Macedonian construction company

Eurovia DOOEL (Macedonian: Еуровиа ДООЕЛ) is a Macedonian construction and infrastructure development company based in Tetovo, North Macedonia. The company began in 2010, but its roots go back to a family business established in 1978.

== Overview ==
Eurovia DOOEL has its origins as a family-owned business established by Abdilazis Ademi and named "Muratori". The company initially concentrated on smaller construction projects, subsequently expanding its scope with the participation of other members of the Ademi family.
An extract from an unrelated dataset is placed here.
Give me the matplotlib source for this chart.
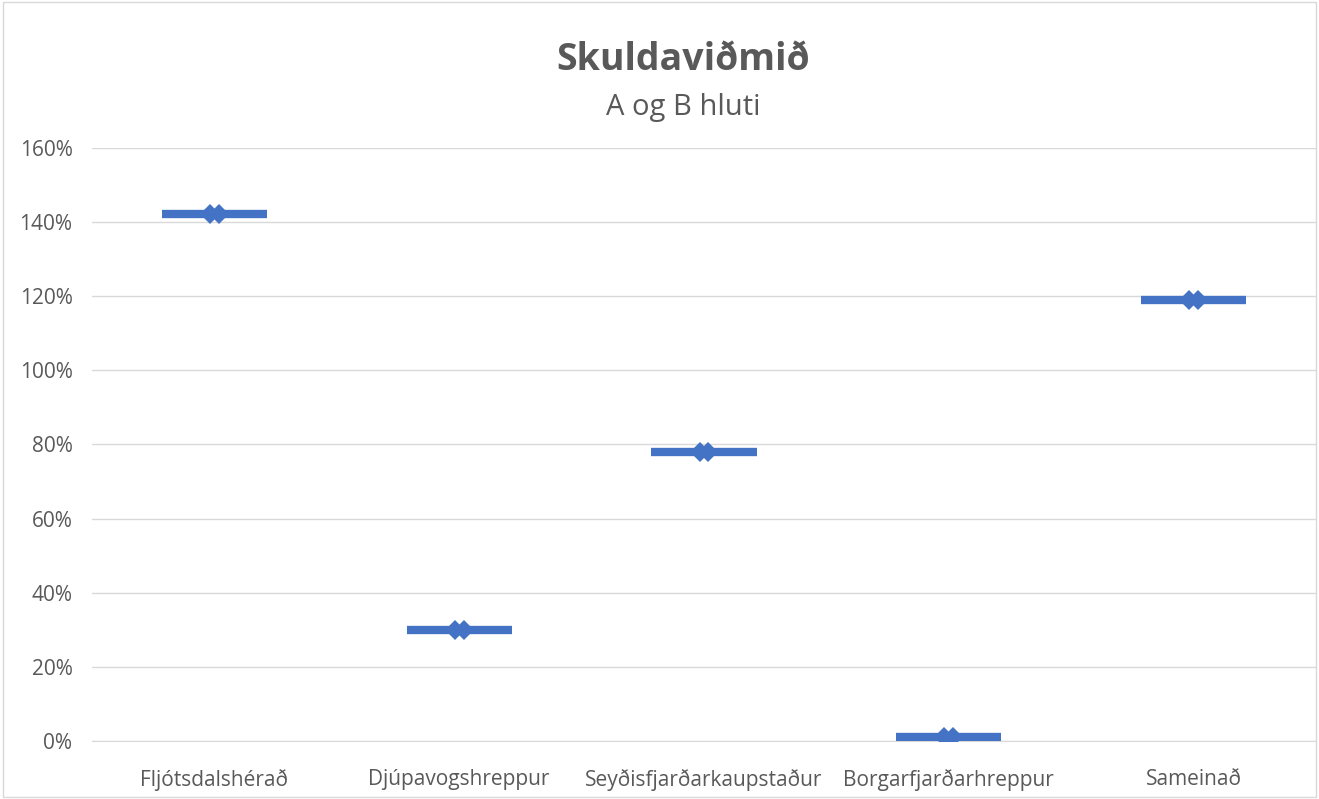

The business was renamed to Eurovia DOOEL, in 2010.

With completed projects in North Macedonia, Kosovo and Albania, Eurovia DOOEL provides various range of projects, including high-rise buildings for both private and public investment, low-rise construction, road infrastructure development, solar panel installation, and hydro-power plant construction.

Eurovia comprises several subsidiary entities, each specializing in a distinct field:

- Eurovia DMD: a distribution company
- Eurovia Agrar: focused on the agricultural sector
- Energovia: dedicated to electricity production through hydropower plants
- Eurovia Solar: specializing in the generation of electricity via solar panels

In 2023, the company won the tender for the re-adaptation of the Boris Trajkovski Sports Center for the conference of the OSCE Ministerial Council.